SAN RAMON, Calif. (AP) — A long-running Silicon Valley soap opera took an unexpected twist on Wednesday after outgoing President Donald Trump pardoned a former Google engineer for stealing self-driving car secrets shortly before joining Uber.
Trump's surprise pardon of Anthony Levandowski enables him to avoid serving an 18-month sentence in federal prison that U.S. District Judge William Alsup left no doubt last summer he believed was warranted.
“This is the biggest trade secret crime I have ever seen,” Alsup said. “This was not small. This was massive in scale.”
Levandowski pled guilty to heisting some of Google's breakthroughs in self-driving cars before he left the company in 2016 and later joined Uber to help the ride-hailing service build its own robotic vehicles.

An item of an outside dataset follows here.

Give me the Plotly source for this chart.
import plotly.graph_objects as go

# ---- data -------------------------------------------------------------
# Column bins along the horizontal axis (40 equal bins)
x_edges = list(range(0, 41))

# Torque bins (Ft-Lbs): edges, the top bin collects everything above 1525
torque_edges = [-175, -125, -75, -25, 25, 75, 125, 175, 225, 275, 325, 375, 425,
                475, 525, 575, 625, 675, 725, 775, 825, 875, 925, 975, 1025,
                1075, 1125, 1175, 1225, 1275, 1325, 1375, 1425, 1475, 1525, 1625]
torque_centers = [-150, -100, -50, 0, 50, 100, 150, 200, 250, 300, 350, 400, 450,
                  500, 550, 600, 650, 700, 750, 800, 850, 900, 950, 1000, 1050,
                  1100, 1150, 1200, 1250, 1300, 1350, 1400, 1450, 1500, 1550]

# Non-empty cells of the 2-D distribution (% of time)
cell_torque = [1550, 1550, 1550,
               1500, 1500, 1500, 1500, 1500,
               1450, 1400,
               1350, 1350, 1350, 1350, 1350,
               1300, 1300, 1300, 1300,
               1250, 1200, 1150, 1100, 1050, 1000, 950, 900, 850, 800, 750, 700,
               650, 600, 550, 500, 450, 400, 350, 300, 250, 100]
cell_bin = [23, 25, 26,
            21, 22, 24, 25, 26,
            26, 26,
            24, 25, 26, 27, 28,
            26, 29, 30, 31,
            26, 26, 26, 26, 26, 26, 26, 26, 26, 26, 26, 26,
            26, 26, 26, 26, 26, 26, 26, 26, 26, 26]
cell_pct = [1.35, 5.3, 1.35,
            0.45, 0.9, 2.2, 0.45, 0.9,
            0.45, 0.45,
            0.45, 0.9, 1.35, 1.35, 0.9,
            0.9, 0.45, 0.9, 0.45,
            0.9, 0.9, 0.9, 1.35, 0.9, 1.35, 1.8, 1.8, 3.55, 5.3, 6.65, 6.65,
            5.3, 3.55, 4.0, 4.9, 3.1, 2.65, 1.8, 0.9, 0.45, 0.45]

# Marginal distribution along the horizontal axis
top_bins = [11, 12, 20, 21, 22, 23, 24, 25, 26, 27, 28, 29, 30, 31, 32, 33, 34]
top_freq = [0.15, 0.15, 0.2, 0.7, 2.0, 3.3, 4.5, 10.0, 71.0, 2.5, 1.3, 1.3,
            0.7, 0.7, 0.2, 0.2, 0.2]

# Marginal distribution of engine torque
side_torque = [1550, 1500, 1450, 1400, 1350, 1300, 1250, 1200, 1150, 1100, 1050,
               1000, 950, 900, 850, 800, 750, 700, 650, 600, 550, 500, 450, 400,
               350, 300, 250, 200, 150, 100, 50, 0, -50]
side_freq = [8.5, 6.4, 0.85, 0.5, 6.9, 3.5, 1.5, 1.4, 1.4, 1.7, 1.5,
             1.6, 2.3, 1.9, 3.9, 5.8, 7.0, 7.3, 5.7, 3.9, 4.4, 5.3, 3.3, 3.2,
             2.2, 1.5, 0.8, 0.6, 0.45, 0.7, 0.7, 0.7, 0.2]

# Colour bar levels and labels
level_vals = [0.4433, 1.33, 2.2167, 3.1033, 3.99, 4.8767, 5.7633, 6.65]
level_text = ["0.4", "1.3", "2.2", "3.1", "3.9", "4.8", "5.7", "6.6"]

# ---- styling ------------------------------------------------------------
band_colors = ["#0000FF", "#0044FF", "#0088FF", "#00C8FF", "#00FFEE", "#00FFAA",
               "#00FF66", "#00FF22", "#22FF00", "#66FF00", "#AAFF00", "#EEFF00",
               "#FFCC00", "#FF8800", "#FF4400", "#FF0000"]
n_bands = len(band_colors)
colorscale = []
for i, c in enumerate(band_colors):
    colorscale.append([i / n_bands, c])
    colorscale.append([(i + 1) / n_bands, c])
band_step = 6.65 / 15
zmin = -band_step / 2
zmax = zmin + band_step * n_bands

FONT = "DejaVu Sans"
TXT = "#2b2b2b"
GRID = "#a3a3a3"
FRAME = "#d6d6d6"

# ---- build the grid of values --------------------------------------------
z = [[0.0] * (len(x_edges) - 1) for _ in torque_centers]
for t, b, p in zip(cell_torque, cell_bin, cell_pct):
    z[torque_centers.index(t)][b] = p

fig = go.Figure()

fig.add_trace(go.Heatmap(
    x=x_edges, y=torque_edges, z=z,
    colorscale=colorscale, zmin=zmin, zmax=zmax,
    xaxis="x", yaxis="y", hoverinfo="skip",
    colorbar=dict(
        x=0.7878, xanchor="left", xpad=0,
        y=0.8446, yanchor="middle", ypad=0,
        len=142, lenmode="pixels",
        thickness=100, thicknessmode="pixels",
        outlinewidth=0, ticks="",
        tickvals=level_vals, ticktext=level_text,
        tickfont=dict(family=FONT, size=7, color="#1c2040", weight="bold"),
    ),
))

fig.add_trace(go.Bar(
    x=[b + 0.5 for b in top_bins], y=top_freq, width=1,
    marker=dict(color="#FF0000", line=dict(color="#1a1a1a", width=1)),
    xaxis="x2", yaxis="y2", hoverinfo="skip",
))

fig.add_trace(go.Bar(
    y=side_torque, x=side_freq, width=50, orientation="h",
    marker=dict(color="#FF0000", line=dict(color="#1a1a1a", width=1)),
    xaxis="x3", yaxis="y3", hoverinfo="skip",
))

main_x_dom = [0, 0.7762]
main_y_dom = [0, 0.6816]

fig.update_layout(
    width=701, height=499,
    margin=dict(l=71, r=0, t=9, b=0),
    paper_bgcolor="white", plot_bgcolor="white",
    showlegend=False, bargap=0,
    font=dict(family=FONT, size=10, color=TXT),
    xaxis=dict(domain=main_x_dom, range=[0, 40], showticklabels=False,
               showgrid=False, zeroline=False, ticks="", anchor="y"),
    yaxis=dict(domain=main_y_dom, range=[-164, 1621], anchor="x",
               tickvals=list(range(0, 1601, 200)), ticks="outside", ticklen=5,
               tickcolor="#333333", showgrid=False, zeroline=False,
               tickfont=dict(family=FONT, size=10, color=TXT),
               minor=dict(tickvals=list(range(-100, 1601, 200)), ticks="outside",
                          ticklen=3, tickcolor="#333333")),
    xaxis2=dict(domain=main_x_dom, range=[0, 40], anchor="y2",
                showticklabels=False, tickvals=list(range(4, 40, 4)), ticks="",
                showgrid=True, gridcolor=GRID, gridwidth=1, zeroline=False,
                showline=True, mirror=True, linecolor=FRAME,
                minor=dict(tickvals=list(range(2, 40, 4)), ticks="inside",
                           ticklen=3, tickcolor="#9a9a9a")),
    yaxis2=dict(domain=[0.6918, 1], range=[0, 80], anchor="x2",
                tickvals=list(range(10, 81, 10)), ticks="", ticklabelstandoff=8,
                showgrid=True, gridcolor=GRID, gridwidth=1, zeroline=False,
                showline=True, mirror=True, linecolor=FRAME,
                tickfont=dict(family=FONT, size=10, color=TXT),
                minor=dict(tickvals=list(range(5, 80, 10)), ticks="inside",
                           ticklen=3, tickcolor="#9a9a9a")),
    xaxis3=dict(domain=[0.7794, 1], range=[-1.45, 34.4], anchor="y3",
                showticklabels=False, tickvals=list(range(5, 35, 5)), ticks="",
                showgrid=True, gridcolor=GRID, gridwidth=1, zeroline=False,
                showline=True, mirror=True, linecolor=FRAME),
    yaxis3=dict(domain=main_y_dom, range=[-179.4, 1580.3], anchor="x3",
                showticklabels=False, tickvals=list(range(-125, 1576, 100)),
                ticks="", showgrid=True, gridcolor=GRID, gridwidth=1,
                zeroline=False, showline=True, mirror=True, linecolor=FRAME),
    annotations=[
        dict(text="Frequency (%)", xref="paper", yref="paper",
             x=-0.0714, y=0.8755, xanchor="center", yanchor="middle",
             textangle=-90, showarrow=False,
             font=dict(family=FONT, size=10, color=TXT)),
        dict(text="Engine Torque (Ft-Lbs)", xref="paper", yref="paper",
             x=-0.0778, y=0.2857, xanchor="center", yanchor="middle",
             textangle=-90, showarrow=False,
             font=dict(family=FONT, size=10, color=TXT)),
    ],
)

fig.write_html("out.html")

In a statement about Levandowski’s pardon, the Trump administration cited other comments that Alsup made about the engineers brilliant mind. “Mr. Levandowski has paid a significant price for his actions and plans to devote his talents to advance the public good,” the statement said.
While in office, Trump railed against China's alleged theft of technology developed in the U.S. as one of the main reasons for his administration's trade war with that county.
Levandowski didn't land in prison after his sentencing last year. Alsup delayed his sentence during the pandemic to reduce Levandowski's chances of becoming infected with COVID-19. A hearing on the timing of Levandowski's prison sentence had been scheduled for Feb. 9.
In a twee t, Levandowski thanked Trump and everyone who supported his cause.
The Trump administration cited the support 13 people as a major influence for granting the pardon. The group pushing for the pardon included three of Levandowski’s attorneys in his criminal case, as well as Peter Thiel, a PayPal co-founder. Thiel ranks among the most influential investors in the tech industry and was a prominent supporter of Trump who spoke at the Republican National Convention in 2016.
Trump also called out five other people who either work closely with Thiel or have run startups that received investments from Thiel's various funds.
That group consists of: Blake Masters, who co-wrote a book with Thiel and serves as chief operating officer of Thiel Capital; Trae Stephens, a partner at Thiel’s Founders Fund and who on Trump’s transition team after his 2016 election; Palmer Luckey, the co-founder of virtual reality startup, Oculus, that was backed by Thiel before it was sold to Facebook; Ryan Petersen, CEP of Flexport, another tech firm backed by Thiel; and James Proud, who also once ran a tech firm called Hello backed by Thiel.
Neither Thiel nor Stephens responded to a message left for them at the Founders Fund. Masters and Petersen didn’t immediate respond to a request for comment about their reasons for supporting Levandowski’s pardon. Efforts to reach Proud were unsuccessful.
The three Levandowski lawyers who lobbied for his pardon — Miles Ehrlich, James Ramsey and Amy Craig — have been trying to collect on a $5 million bill that they say Levandowski still owes their firm, according to court documents. Levandowski filed for bankruptcy last March after being ordered to pay Google $179 million as part of an arbitration dispute surrounding bonuses paid to him before he left the company.
The lawyers had been seeking to claim $1.5 million that had been held in a trust account, but a bankruptcy judge denied that request last year.
Now that Levandowski won’t be in prison, he may be able to get another job in the tech industry that would help him pay his lawyers. Ehrlich, Ramsey and Craig didn’t immediately respond to requests for comment about their support for a Levandowski pardon or the money owed by their client.
Besides resulting in criminal charges, Levandowski's skullduggery also was at the heart of a high-stakes lawsuit filed against Uber by Waymo, a spinoff born from Google's work on robotic vehicles.
Uber denied ever using the technology that Levandowski took from Google. But the ride-hailing service wound up paying $245 million to settle the case a few days into a high-profile trial that saw its former CEO Travis Kalanick take the witness stand to discuss his friendship with Levandowski.
The two men grew so close that Uber paid $680 million in 2016 to acquire a self-driving truck company called Otto that Levandowski started after leaving Google. Kalanick then appointed Levandowski to oversee Uber's self-driving car division before firing him in 2017.
Uber sold its self-driving car division late last year to Aurora, a Silicon Valley startup run by another former Google engineer, Chris Urmson, who once worked with Levandowski.